Ce poème met en scène un carnage, un massacre (slaughter, dit l’anglais), on y lit le corps animal dépecé : cartilage, articulations, muscles… Ce pourrait presque être un corps humain. Mais aux dépens du poulet, c’est la liberté du corps de l’auteur·rice qui s’affirme, en refusant de communier dans le rituel familial et social : « jusqu’à ce que je décide, moi, personne d’autre, que j’ai fini ». L’affirmation de soi par le plaisir de manger selon ses propres règles, de se laisser aller à une gourmandise dont les seules bornes sont celles que l’on se fixe : non, aujourd’hui, on ne mangera pas la peau, on laissera de la viande sur les os, on s’autorisera à gâcher.

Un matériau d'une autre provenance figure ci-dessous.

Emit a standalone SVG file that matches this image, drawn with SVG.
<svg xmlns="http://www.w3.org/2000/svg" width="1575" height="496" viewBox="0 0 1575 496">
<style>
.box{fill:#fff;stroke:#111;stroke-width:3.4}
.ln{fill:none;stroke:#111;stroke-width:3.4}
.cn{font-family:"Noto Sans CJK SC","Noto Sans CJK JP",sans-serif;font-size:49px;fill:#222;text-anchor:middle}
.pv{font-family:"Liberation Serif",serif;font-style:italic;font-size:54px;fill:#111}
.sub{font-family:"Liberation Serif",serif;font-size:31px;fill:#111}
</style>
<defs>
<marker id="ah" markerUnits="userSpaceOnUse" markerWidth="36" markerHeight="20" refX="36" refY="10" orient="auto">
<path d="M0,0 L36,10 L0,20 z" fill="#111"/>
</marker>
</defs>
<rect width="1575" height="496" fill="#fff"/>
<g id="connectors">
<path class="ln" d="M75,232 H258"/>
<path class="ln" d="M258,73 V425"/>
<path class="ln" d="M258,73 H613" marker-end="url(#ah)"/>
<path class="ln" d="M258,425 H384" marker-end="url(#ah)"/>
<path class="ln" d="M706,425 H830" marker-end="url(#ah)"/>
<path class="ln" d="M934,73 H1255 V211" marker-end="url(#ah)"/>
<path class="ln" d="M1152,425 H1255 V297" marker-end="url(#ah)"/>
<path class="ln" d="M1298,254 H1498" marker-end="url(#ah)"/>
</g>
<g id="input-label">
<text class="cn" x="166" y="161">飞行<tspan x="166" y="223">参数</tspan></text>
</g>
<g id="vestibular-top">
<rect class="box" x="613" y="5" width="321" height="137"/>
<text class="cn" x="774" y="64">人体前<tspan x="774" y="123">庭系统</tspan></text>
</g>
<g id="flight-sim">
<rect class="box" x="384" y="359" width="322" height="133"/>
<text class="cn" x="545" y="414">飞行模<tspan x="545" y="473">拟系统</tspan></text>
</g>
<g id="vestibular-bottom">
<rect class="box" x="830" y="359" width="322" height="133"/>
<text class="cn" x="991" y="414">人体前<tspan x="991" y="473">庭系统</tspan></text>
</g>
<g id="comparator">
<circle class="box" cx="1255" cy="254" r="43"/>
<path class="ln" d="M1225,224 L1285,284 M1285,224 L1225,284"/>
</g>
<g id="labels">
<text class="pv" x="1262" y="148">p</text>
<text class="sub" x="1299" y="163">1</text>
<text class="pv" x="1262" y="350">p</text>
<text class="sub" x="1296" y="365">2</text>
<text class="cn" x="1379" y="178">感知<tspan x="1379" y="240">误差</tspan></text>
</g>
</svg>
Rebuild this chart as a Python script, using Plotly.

Et, par solidarité avec les expériences qui ne sont pas les nôtres et qui s’expriment dans un texte, on se confrontera à ce que l’on a sorti de sa vie, on traduira ce que l’on se refuse de faire.
Nous ne sommes pas doué·es pour manger du poulet : sous l’aveu d’incompétence, une affirmation de liberté.
Note : Fatimah Asghar est non-binaire et emploie le pronom they pour se définir. Celui-ci est utilisé en tant que neutre par les personnes queer anglophones. En français, nous avons choisi le pronom iel et l'emploi du point médian.